> Stated exercise:
Retype the data that follows line by line, exactly, and leave its pictures out.

> Material:
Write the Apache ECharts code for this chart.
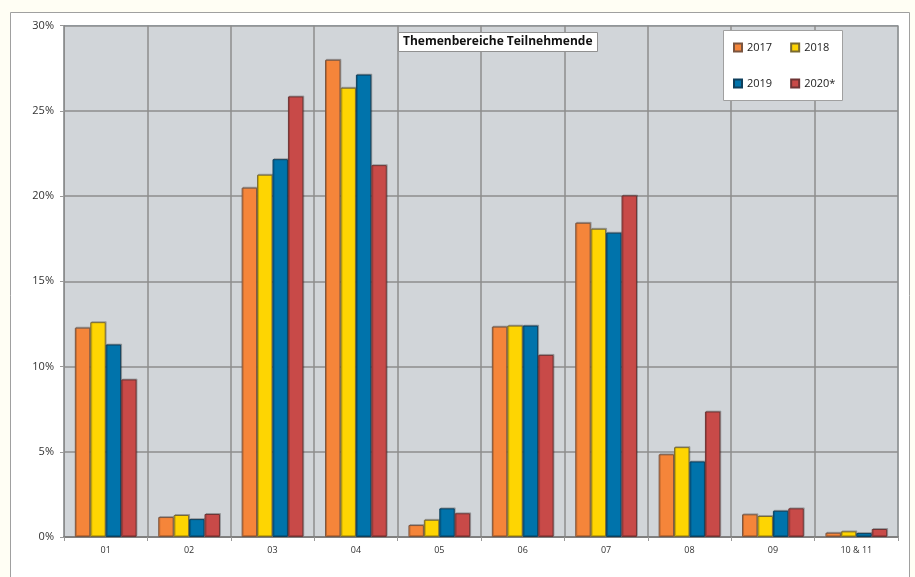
<!DOCTYPE html>
<html>
<head>
<meta charset="utf-8">
<script src="https://cdn.jsdelivr.net/npm/echarts@6/dist/echarts.min.js"></script>
<style>
html,body{margin:0;padding:0;background:#FFFEF4;}
#main{width:915px;height:577px;}
</style>
</head>
<body>
<div id="main"></div>
<script>
const categories = ['01','02','03','04','05','06','07','08','09','10 & 11'];
const seriesNames = ['2017','2018','2019','2020*'];
const values2017 = [12.28, 1.17, 20.49, 27.99, 0.70, 12.34, 18.43, 4.85, 1.33, 0.25];
const values2018 = [12.60, 1.29, 21.25, 26.35, 1.01, 12.40, 18.08, 5.27, 1.23, 0.33];
const values2019 = [11.29, 1.05, 22.16, 27.12, 1.68, 12.40, 17.85, 4.43, 1.54, 0.23];
const values2020 = [9.24, 1.35, 25.84, 21.81, 1.39, 10.68, 20.03, 7.36, 1.68, 0.47];
const yTicks = [0, 5, 10, 15, 20, 25, 30];
const colors = ['#F5853A', '#FED502', '#0073AB', '#C84A48'];
const borders = ['#7A5540', '#7A6A30', '#0E3F5C', '#6E3434'];
const titleText = 'Themenbereiche Teilnehmende';

const allValues = [values2017, values2018, values2019, values2020];
const chart = echarts.init(document.getElementById('main'));
const font = '"Open Sans", "Noto Sans", sans-serif';

const series = seriesNames.map((n, i) => ({
  name: n,
  type: 'bar',
  data: allValues[i],
  barGap: '0%',
  barCategoryGap: '26%',
  itemStyle: {
    color: colors[i],
    borderColor: borders[i],
    borderWidth: 1,
    shadowColor: 'rgba(0,0,0,0.2)',
    shadowOffsetX: 1,
    shadowOffsetY: -1,
    shadowBlur: 0
  },
  emphasis: {disabled: true}
}));

const legendCommon = {
  left: 728, itemWidth: 8, itemHeight: 8, itemGap: 18, z: 20, icon: 'rect',
  textStyle: {fontSize: 11, color: '#222', fontFamily: font}
};

chart.setOption({
  animation: false,
  backgroundColor: 'transparent',
  textStyle: {fontFamily: font},
  graphic: [
    {type: 'rect', z: -10, shape: {x: 10.5, y: 12.5, width: 899, height: 600},
      style: {fill: '#FFFFFF', stroke: '#A0A0A0', lineWidth: 1}},
    {type: 'rect', z: 10, shape: {x: 723.5, y: 30.5, width: 119, height: 70},
      style: {fill: '#FFFFFF', stroke: '#A0A0A0', lineWidth: 1}}
  ],
  title: {
    text: titleText,
    left: 398, top: 32,
    backgroundColor: '#FFFFFF',
    borderColor: '#909090',
    borderWidth: 1,
    padding: [4, 5, 4, 5],
    textStyle: {fontSize: 12, fontWeight: 'bold', color: '#111', fontFamily: font}
  },
  legend: [
    Object.assign({data: ['2017', '2018'], top: 37}, legendCommon),
    Object.assign({data: ['2019', '2020*'], top: 73}, legendCommon)
  ],
  grid: {
    left: 64, right: 17, top: 25.5, bottom: 40,
    show: true, backgroundColor: '#D1D5D9', borderColor: '#9DB4C2', borderWidth: 1
  },
  xAxis: {
    type: 'category',
    data: categories,
    axisLine: {show: true, lineStyle: {color: '#808080', width: 2}},
    axisTick: {show: true, length: 4, lineStyle: {color: '#999'}},
    splitLine: {show: true, lineStyle: {color: '#8C8C8C', width: 1.5}},
    axisLabel: {fontSize: 9, color: '#333', margin: 9, fontFamily: font}
  },
  yAxis: {
    type: 'value',
    min: 0, max: 30, interval: 5,
    axisLine: {show: true, lineStyle: {color: '#8C8C8C', width: 1}},
    axisTick: {show: true, length: 4, lineStyle: {color: '#999'}},
    splitLine: {show: true, lineStyle: {color: '#8C8C8C', width: 1.5}},
    axisLabel: {fontSize: 11, color: '#333', margin: 10, fontFamily: font,
      formatter: v => (yTicks.indexOf(v) >= 0 ? v + '%' : '')}
  },
  series: series
});
</script>
</body>
</html>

> Finished answer:
Write the Apache ECharts code for this chart.
<!DOCTYPE html>
<html>
<head>
<meta charset="utf-8">
<script src="https://cdn.jsdelivr.net/npm/echarts@6/dist/echarts.min.js"></script>
<style>
html,body{margin:0;padding:0;background:#FFFEF4;}
#main{width:915px;height:577px;}
</style>
</head>
<body>
<div id="main"></div>
<script>
const categories = ['01','02','03','04','05','06','07','08','09','10 & 11'];
const seriesNames = ['2017','2018','2019','2020*'];
const values2017 = [12.28, 1.17, 20.49, 27.99, 0.70, 12.34, 18.43, 4.85, 1.33, 0.25];
const values2018 = [12.60, 1.29, 21.25, 26.35, 1.01, 12.40, 18.08, 5.27, 1.23, 0.33];
const values2019 = [11.29, 1.05, 22.16, 27.12, 1.68, 12.40, 17.85, 4.43, 1.54, 0.23];
const values2020 = [9.24, 1.35, 25.84, 21.81, 1.39, 10.68, 20.03, 7.36, 1.68, 0.47];
const yTicks = [0, 5, 10, 15, 20, 25, 30];
const colors = ['#F5853A', '#FED502', '#0073AB', '#C84A48'];
const borders = ['#7A5540', '#7A6A30', '#0E3F5C', '#6E3434'];
const titleText = 'Themenbereiche Teilnehmende';

const allValues = [values2017, values2018, values2019, values2020];
const chart = echarts.init(document.getElementById('main'));
const font = '"Open Sans", "Noto Sans", sans-serif';

const series = seriesNames.map((n, i) => ({
  name: n,
  type: 'bar',
  data: allValues[i],
  barGap: '0%',
  barCategoryGap: '26%',
  itemStyle: {
    color: colors[i],
    borderColor: borders[i],
    borderWidth: 1,
    shadowColor: 'rgba(0,0,0,0.2)',
    shadowOffsetX: 1,
    shadowOffsetY: -1,
    shadowBlur: 0
  },
  emphasis: {disabled: true}
}));

const legendCommon = {
  left: 728, itemWidth: 8, itemHeight: 8, itemGap: 18, z: 20, icon: 'rect',
  textStyle: {fontSize: 11, color: '#222', fontFamily: font}
};

chart.setOption({
  animation: false,
  backgroundColor: 'transparent',
  textStyle: {fontFamily: font},
  graphic: [
    {type: 'rect', z: -10, shape: {x: 10.5, y: 12.5, width: 899, height: 600},
      style: {fill: '#FFFFFF', stroke: '#A0A0A0', lineWidth: 1}},
    {type: 'rect', z: 10, shape: {x: 723.5, y: 30.5, width: 119, height: 70},
      style: {fill: '#FFFFFF', stroke: '#A0A0A0', lineWidth: 1}}
  ],
  title: {
    text: titleText,
    left: 398, top: 32,
    backgroundColor: '#FFFFFF',
    borderColor: '#909090',
    borderWidth: 1,
    padding: [4, 5, 4, 5],
    textStyle: {fontSize: 12, fontWeight: 'bold', color: '#111', fontFamily: font}
  },
  legend: [
    Object.assign({data: ['2017', '2018'], top: 37}, legendCommon),
    Object.assign({data: ['2019', '2020*'], top: 73}, legendCommon)
  ],
  grid: {
    left: 64, right: 17, top: 25.5, bottom: 40,
    show: true, backgroundColor: '#D1D5D9', borderColor: '#9DB4C2', borderWidth: 1
  },
  xAxis: {
    type: 'category',
    data: categories,
    axisLine: {show: true, lineStyle: {color: '#808080', width: 2}},
    axisTick: {show: true, length: 4, lineStyle: {color: '#999'}},
    splitLine: {show: true, lineStyle: {color: '#8C8C8C', width: 1.5}},
    axisLabel: {fontSize: 9, color: '#333', margin: 9, fontFamily: font}
  },
  yAxis: {
    type: 'value',
    min: 0, max: 30, interval: 5,
    axisLine: {show: true, lineStyle: {color: '#8C8C8C', width: 1}},
    axisTick: {show: true, length: 4, lineStyle: {color: '#999'}},
    splitLine: {show: true, lineStyle: {color: '#8C8C8C', width: 1.5}},
    axisLabel: {fontSize: 11, color: '#333', margin: 10, fontFamily: font,
      formatter: v => (yTicks.indexOf(v) >= 0 ? v + '%' : '')}
  },
  series: series
});
</script>
</body>
</html>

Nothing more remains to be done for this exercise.